WHAT IS EXPECTED »
Reproduce from the records below, with no pictures, exactly the lines between the one containing "What TikZ code" and the one containing "line width=0.8pt, minimum", inclusive.
+++++
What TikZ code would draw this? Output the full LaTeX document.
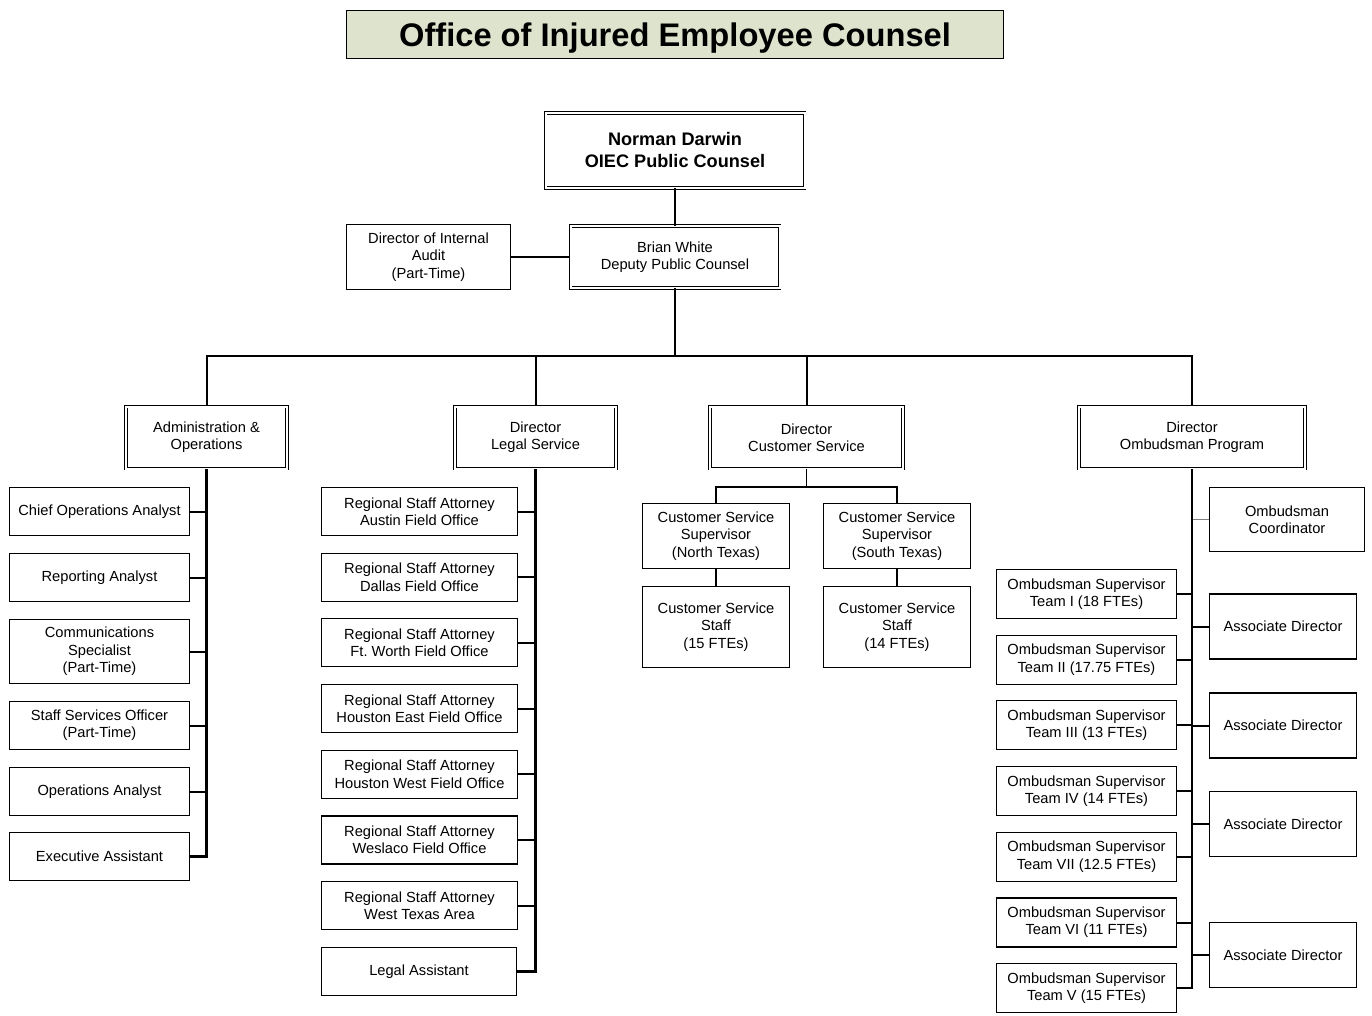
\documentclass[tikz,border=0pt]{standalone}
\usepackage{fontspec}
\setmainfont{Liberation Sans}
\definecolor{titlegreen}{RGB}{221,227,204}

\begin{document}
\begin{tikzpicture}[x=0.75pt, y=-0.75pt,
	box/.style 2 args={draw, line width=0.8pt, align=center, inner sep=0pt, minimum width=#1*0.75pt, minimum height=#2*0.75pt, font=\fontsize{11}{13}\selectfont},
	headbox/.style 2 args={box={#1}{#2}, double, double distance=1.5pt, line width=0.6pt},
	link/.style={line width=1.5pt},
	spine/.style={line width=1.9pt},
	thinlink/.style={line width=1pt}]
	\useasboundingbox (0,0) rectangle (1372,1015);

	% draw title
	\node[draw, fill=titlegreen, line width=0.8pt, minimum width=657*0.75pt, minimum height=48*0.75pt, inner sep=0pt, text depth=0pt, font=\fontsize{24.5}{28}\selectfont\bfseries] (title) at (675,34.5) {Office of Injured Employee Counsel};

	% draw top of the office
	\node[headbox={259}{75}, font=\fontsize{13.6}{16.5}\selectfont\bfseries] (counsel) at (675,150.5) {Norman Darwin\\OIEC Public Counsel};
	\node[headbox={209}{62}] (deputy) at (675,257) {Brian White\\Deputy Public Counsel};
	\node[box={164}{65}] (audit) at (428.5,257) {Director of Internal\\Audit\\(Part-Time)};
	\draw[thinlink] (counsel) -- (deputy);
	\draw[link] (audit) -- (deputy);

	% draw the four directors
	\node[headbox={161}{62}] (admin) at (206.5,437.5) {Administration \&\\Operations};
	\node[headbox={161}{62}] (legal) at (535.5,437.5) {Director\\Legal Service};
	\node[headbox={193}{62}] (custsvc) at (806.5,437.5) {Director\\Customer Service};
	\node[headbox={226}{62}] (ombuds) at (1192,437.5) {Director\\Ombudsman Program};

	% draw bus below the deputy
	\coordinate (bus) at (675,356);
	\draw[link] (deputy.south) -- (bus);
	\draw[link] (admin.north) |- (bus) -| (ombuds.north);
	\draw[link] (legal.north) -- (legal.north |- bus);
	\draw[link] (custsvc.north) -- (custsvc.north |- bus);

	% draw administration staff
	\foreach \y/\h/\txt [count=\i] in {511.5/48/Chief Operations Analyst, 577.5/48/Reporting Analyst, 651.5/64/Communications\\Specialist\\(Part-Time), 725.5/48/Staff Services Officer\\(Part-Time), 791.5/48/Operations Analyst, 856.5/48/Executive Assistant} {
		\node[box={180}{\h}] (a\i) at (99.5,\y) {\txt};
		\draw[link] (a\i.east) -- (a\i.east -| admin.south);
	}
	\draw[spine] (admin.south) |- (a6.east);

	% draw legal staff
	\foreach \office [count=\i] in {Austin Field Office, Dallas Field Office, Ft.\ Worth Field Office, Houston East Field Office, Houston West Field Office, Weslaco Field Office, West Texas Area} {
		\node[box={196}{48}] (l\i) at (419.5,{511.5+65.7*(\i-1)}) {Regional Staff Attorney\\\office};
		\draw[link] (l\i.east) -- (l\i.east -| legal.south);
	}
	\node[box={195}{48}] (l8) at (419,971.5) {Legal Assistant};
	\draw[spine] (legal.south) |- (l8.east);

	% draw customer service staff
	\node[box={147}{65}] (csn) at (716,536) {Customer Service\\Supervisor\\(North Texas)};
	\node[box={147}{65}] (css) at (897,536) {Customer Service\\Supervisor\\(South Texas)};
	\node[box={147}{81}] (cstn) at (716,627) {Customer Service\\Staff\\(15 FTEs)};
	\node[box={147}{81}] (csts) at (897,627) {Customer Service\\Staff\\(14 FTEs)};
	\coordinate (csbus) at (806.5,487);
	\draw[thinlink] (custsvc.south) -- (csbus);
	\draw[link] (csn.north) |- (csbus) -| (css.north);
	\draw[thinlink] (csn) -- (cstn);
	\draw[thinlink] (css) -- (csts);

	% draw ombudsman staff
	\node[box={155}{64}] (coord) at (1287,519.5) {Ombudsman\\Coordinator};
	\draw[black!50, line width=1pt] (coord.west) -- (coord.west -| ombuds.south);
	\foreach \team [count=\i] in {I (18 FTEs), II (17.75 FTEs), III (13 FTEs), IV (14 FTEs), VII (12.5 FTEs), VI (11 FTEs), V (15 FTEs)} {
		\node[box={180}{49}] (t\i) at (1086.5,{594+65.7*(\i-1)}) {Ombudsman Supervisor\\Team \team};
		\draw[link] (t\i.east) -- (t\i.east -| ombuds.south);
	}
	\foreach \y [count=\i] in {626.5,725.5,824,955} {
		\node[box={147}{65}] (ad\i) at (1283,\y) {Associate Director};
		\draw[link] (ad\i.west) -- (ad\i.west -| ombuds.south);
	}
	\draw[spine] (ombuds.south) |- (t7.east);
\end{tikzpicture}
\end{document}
+++++
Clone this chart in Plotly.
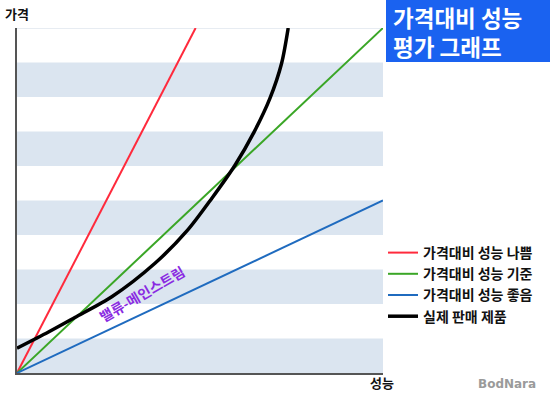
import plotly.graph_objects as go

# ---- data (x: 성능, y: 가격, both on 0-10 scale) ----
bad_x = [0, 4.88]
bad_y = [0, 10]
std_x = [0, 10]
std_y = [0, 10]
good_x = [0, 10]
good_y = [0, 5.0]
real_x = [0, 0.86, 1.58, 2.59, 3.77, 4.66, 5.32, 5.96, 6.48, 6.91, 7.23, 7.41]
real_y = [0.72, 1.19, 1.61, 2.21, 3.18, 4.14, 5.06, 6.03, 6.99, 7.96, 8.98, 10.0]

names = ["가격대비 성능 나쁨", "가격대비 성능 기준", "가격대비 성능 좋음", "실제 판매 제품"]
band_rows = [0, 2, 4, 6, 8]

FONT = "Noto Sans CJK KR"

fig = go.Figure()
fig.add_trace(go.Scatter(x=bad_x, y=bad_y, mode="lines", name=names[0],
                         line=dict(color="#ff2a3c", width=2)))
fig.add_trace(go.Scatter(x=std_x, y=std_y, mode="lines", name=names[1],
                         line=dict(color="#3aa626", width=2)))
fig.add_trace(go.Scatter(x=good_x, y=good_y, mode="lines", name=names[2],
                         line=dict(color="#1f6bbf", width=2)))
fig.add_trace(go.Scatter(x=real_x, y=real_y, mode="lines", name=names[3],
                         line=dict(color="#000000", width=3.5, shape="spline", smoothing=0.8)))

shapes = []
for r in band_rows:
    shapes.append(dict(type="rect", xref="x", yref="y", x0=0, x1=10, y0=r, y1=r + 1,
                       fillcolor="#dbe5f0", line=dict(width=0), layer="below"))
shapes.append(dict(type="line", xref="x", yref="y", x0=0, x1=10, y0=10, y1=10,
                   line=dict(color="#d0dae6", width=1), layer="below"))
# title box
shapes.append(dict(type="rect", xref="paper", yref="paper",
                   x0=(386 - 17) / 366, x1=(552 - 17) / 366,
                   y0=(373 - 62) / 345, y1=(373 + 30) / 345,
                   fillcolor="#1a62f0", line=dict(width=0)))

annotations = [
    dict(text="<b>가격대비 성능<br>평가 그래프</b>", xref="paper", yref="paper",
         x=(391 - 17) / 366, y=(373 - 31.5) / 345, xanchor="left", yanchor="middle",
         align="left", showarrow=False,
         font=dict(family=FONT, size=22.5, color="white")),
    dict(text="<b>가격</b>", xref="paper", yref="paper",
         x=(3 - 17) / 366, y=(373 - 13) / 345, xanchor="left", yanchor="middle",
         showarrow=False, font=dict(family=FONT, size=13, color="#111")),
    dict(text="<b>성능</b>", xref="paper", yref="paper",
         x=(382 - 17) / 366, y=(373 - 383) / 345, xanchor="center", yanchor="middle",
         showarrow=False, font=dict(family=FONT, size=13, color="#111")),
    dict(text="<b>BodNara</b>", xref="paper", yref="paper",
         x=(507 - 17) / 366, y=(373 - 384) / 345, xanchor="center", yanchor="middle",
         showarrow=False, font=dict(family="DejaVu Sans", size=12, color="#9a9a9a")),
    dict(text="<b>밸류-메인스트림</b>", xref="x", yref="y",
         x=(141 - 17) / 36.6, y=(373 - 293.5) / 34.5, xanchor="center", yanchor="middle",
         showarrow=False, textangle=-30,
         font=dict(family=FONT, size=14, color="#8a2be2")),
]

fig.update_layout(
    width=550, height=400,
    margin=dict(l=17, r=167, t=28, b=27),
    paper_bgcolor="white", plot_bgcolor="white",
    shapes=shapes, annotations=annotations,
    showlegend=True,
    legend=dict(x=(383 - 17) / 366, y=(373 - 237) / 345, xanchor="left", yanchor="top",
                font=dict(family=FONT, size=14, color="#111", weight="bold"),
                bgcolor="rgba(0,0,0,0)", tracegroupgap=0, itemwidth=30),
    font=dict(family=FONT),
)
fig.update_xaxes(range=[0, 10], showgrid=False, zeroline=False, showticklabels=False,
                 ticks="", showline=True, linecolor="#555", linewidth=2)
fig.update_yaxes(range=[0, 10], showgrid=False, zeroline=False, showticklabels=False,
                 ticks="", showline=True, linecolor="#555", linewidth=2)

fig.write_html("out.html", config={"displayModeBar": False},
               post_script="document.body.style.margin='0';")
+++++
FULL ANSWER »
What TikZ code would draw this? Output the full LaTeX document.
\documentclass[tikz,border=0pt]{standalone}
\usepackage{fontspec}
\setmainfont{Liberation Sans}
\definecolor{titlegreen}{RGB}{221,227,204}

\begin{document}
\begin{tikzpicture}[x=0.75pt, y=-0.75pt,
	box/.style 2 args={draw, line width=0.8pt, align=center, inner sep=0pt, minimum width=#1*0.75pt, minimum height=#2*0.75pt, font=\fontsize{11}{13}\selectfont},
	headbox/.style 2 args={box={#1}{#2}, double, double distance=1.5pt, line width=0.6pt},
	link/.style={line width=1.5pt},
	spine/.style={line width=1.9pt},
	thinlink/.style={line width=1pt}]
	\useasboundingbox (0,0) rectangle (1372,1015);

	% draw title
	\node[draw, fill=titlegreen, line width=0.8pt, minimum width=657*0.75pt, minimum height=48*0.75pt, inner sep=0pt, text depth=0pt, font=\fontsize{24.5}{28}\selectfont\bfseries] (title) at (675,34.5) {Office of Injured Employee Counsel};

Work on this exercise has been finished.